SUPPLIED DATA
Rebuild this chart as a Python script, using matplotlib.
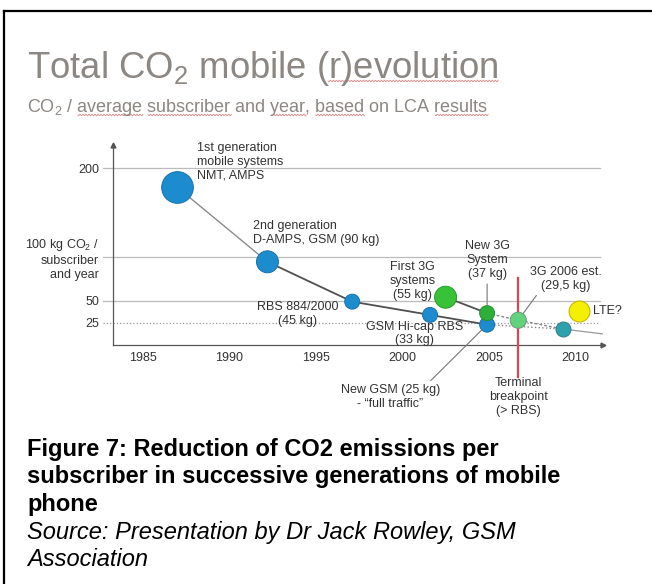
import numpy as np
import matplotlib
matplotlib.use("Agg")
import matplotlib.pyplot as plt
from matplotlib.lines import Line2D

plt.rcParams["font.family"] = ["Liberation Sans", "DejaVu Sans"]
plt.rcParams["mathtext.fontset"] = "custom"
plt.rcParams["mathtext.rm"] = "Liberation Sans"
plt.rcParams["mathtext.it"] = "Liberation Sans:italic"
plt.rcParams["mathtext.bf"] = "Liberation Sans:bold"

# data (kg CO2 per subscriber and year)
gsm_years = [1987.0, 1992.2, 1997.1, 2001.6, 2004.9]
gsm_co2 = [178, 94, 49, 34, 23]
umts_years = [2002.5, 2004.9, 2006.7]
umts_co2 = [54, 36, 28]
future_years = [2009.3, 2011.6]
future_co2 = [18, 12.5]
lte_year, lte_co2 = 2010.2, 38
terminal_year = 2006.7
x_ticks = [1985, 1990, 1995, 2000, 2005, 2010]
y_ticks = [200, 100, 50, 25]
y_ticklabels = ["200", "100 kg CO$_2$ /\nsubscriber\nand year", "50", "25"]

W, H = 652, 584
txt = "#333333"
blue = "#1d8ccf"

fig = plt.figure(figsize=(W / 100, H / 100), dpi=100)
ax = fig.add_axes([113 / W, 1 - 345 / H, 490 / W, 200 / H])
ax.set_xlim(1983.27, 2011.6)
ax.set_ylim(0, 226)
for s in ["top", "right"]:
    ax.spines[s].set_visible(False)
for s in ["left", "bottom"]:
    ax.spines[s].set_color("#555555")
    ax.spines[s].set_linewidth(0.9)
ax.plot(1, 0, ">", color="#555555", ms=3.5, transform=ax.transAxes, clip_on=False)
ax.plot(0, 1, "^", color="#555555", ms=3.5, transform=ax.transAxes, clip_on=False)

ax.set_xticks(x_ticks)
ax.set_xticklabels([str(x) for x in x_ticks])
ax.set_yticks(y_ticks)
ax.set_yticklabels(y_ticklabels)
ax.tick_params(axis="both", length=0, labelsize=9, labelcolor=txt)
ax.tick_params(axis="y", pad=10)
ax.tick_params(axis="x", pad=5)
for lab in ax.get_yticklabels():
    lab.set_multialignment("right")

# reference lines
for v in y_ticks:
    ls = ":" if v == 25 else "-"
    col = "#999999" if v == 25 else "#bbbbbb"
    ax.axhline(v, xmin=-10 / 490, xmax=1 - 3 / 490, color=col, lw=0.9, ls=ls,
               clip_on=False, zorder=1)

# connecting lines
ax.plot(gsm_years[:2], gsm_co2[:2], color="#8a8a8a", lw=1.0, zorder=2)
ax.plot(gsm_years[1:], gsm_co2[1:], color="#505050", lw=1.3, zorder=2)
ax.plot(umts_years[:2], umts_co2[:2], color="#505050", lw=1.3, zorder=2)
ax.plot([gsm_years[-1], future_years[0]], [gsm_co2[-1], future_co2[0]],
        color="#888888", lw=1.0, ls=":", zorder=2)
ax.plot(umts_years[1:] + future_years[:1], umts_co2[1:] + future_co2[:1],
        color="#888888", lw=1.0, ls=(0, (2, 1.5)), zorder=2)
ax.plot(future_years, future_co2, color="#999999", lw=0.9, zorder=2)

# terminal breakpoint
ax.axvline(terminal_year, ymin=-0.16, ymax=0.335, color="#e0454f", lw=1.6,
           clip_on=False, zorder=3)

# bubbles
gsm_sizes = [520, 250, 116, 116, 116]
ax.scatter(gsm_years, gsm_co2, s=gsm_sizes, color=blue, edgecolor="#1672ad",
           lw=0.7, zorder=4)
umts_sizes = [250, 116, 135]
umts_colors = ["#38c238", "#2cb03a", "#62d27c"]
ax.scatter(umts_years, umts_co2, s=umts_sizes, color=umts_colors,
           edgecolor=["#2a9a2a", "#22902e", "#6a9a7a"], lw=0.7, zorder=4)
ax.scatter(future_years[:1], future_co2[:1], s=116, color="#2fa0ae",
           edgecolor="#2a7f8a", lw=0.7, zorder=4)
ax.scatter([lte_year], [lte_co2], s=225, color="#f4ef00", edgecolor="#c9b800",
           lw=0.8, zorder=4)

# labels
kw = dict(fontsize=9, color=txt, linespacing=1.2, zorder=5)
ax.text(1988.1, 207, "1st generation\nmobile systems\nNMT, AMPS", ha="left", va="center", **kw)
ax.text(1991.35, 127, "2nd generation\nD-AMPS, GSM (90 kg)", ha="left", va="center", **kw)
ax.text(1993.95, 35, "RBS 884/2000\n(45 kg)", ha="center", va="center", **kw)
ax.text(2000.7, 13, "GSM Hi-cap RBS\n(33 kg)", ha="center", va="center", **kw)
ax.text(2000.6, 72, "First 3G\nsystems\n(55 kg)", ha="center", va="center", **kw)
ax.text(2011.0, lte_co2, "LTE?", ha="left", va="center", **kw)
ax.text(terminal_year, -59, "Terminal\nbreakpoint\n(> RBS)", ha="center", va="center", **kw)
lead = dict(arrowstyle="-", color="#777777", lw=0.8, shrinkA=1)
ax.annotate("New 3G\nSystem\n(37 kg)", xy=(umts_years[1], umts_co2[1]),
            xytext=(2004.9, 96), ha="center", va="center",
            arrowprops=dict(relpos=(0.5, 0), shrinkB=6, **lead), **kw)
ax.annotate("3G 2006 est.\n(29,5 kg)", xy=(umts_years[2], umts_co2[2]),
            xytext=(2009.45, 75), ha="center", va="center",
            arrowprops=dict(relpos=(0.13, 0), shrinkB=6, **lead), **kw)
ax.annotate("New GSM (25 kg)\n- \u201cfull traffic\u201d", xy=(gsm_years[-1], gsm_co2[-1]),
            xytext=(1999.3, -59), ha="center", va="center", annotation_clip=False,
            arrowprops=dict(relpos=(0.87, 1), shrinkB=5, **lead), **kw)

# slide title
grey = "#8c8782"
title = "Total CO$_2$ mobile (r)evolution"
subtitle = "CO$_2$ / average subscriber and year, based on LCA results"
t_kw = dict(fontsize=26.3, color=grey, va="baseline")
s_kw = dict(fontsize=13, color=grey, va="baseline")
fig.text(27 / W, 1 - 78 / H, title, **t_kw)
fig.text(27 / W, 1 - 112 / H, subtitle, **s_kw)

# red spell-check squiggles under some words of the slide title
renderer = fig.canvas.get_renderer()


def text_width(s, props):
    t = fig.text(0, 0, s, **props)
    w = t.get_window_extent(renderer).width
    t.remove()
    return w


def squiggle(full, word, base_y, props):
    i = full.index(word)
    x1 = 27 + text_width(full[:i] + word, props)
    x0 = x1 - text_width(word, props)
    xs = np.arange(x0, x1, 0.5)
    ys = base_y + 3 + 0.8 * np.sin((xs - x0) * np.pi / 1.5)
    fig.add_artist(Line2D(xs / W, 1 - ys / H, color="#d26a6a", lw=0.6, alpha=0.8))


squiggle(title, "r)evolution", 78, t_kw)
for w in ["average", "subscriber", "year", "based", "results"]:
    squiggle(subtitle, w, 112, s_kw)

# caption
cap = ["Figure 7: Reduction of CO2 emissions per",
       "subscriber in successive generations of mobile",
       "phone"]
src = ["Source: Presentation by Dr Jack Rowley, GSM", "Association"]
base = [456, 483.5, 511, 538.5, 566]
for i, line in enumerate(cap):
    fig.text(27 / W, 1 - base[i] / H, line, fontsize=17, fontweight="bold",
             color="black", va="baseline")
for j, line in enumerate(src):
    fig.text(27 / W, 1 - base[3 + j] / H, line, fontsize=17, style="italic",
             color="black", va="baseline")

# frame of the pasted slide
fig.add_artist(Line2D([4 / W, 1], [1 - 11 / H, 1 - 11 / H], color="black", lw=1.6))
fig.add_artist(Line2D([4 / W, 4 / W], [0, 1 - 11 / H], color="black", lw=1.6))

fig.savefig("out.png", dpi=100)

YOUR GOAL
Look above for every line with the word "matplotlib" and copy it.

FINAL RESULT
Rebuild this chart as a Python script, using matplotlib.
import matplotlib
matplotlib.use("Agg")
import matplotlib.pyplot as plt
from matplotlib.lines import Line2D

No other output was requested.